日本でも、最も製造業が勃興した1980年代の「Made in Japan」時代において、国家プロジェクトとしてAI関連技術を開発しようという推進力が生まれました。同プロジェクト(第5世代コンピュータ国家プロジェクト)には当時570億円という予算を投じられ、大々的な展開がなされましたが、結果としては実益あるものを生み出す前にバブル崩壊等の影響で頓挫してしまいました。以後は、先のドイツ、アメリカ、そして中国の動きを見ながら、受動的に製造業へのAI活用の道を模索しているといった状態です。

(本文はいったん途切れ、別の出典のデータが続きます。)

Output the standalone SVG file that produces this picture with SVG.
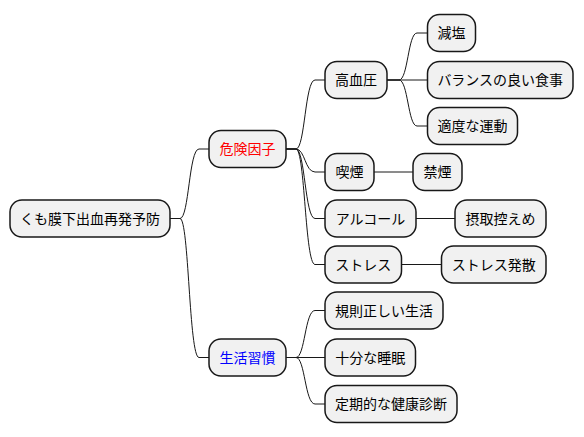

しかしAI活用分野自体には受動的なスタイルであっても、実はAI活用に必要な技術力は未だに日本は世界トップクラスに君臨し続けています。AI活用に不可欠なセンサー技術は日本製造業の得意分野であり、産業用ロボット技術は世界シェア50%を超える数値を示しています。特定の分野では特異性のある突出した技術性を有する日本は、その技術をAI活用社会の樹立に十分な貢献、あるいは指導を果たせるのです。ドイツ・アメリカ・中国らが推進する「インダストリー4.0」の流れに乗るのか、それとも日本独自路線を打ち立てるのかは現時点では定かではありませんが、先見性のある適切な戦略さえあれば、日本が何らかの形でAI世界の立役者になれる事は間違いありません。
日本製造業のAI活用へ向けて
逆に言えば、徐々に世界基準のAIプラットフォームが出来つつある中において、今こそ日本の製造業界・政府はAI戦略の方針を定め、強い発展・参加・挑戦の気概を持ち、『和製AIまたはそれに関連するテクノロジー』を集中して開発しなければなりません。これが行われなければ、日本の基盤産業である製造業は未来のメインストリームから外れてしまうでしょう。
モノづくり大国としての存在を示した日本は、独自の発想や視点を現実の形にしながら、安全・安心の品質を維持する、非常に高度な「Quality:品質・仕様」「Cost:コスト・原価」「Delivery:数量・納期」の管理(QCD管理)を体現して来ました。こうした製造業(工場)を支えて来たのは、「匠」とも評される「熟練の技・知見・経験」です。AIはこうした「匠の技」を継承し、特化した分野という条件であるのなら、その匠という師を超えた働きぶりを示します。日本がこのような「匠の継承」という視点からAI活用を推進する事も、世界の流れで存在を示す一手となるでしょう。
その他、「IoT」「ビッグデータ処理」「RPA」「金属3Dプリンター」「協働ロボット」等、AI活用を巡るシーンは多様です。省人化・省力化、そして「必要なモノ・コトを必要なだけ生み出す」というSDGs社会の実現へ向けて、日本製造業が行うべき事は山積しています。強烈な戦略の推進力が国家規模で生まれる近い未来を、AI開発領域に携わる私どもとしても強く望まずにはいられません。日本製造業のAI活用史の局面は、今、ピンチとチャンスの双方の岸に足を置いている状態なのです。どちらの岸に上がる事が出来るかは、数年内のAI戦略の是非に掛かっています。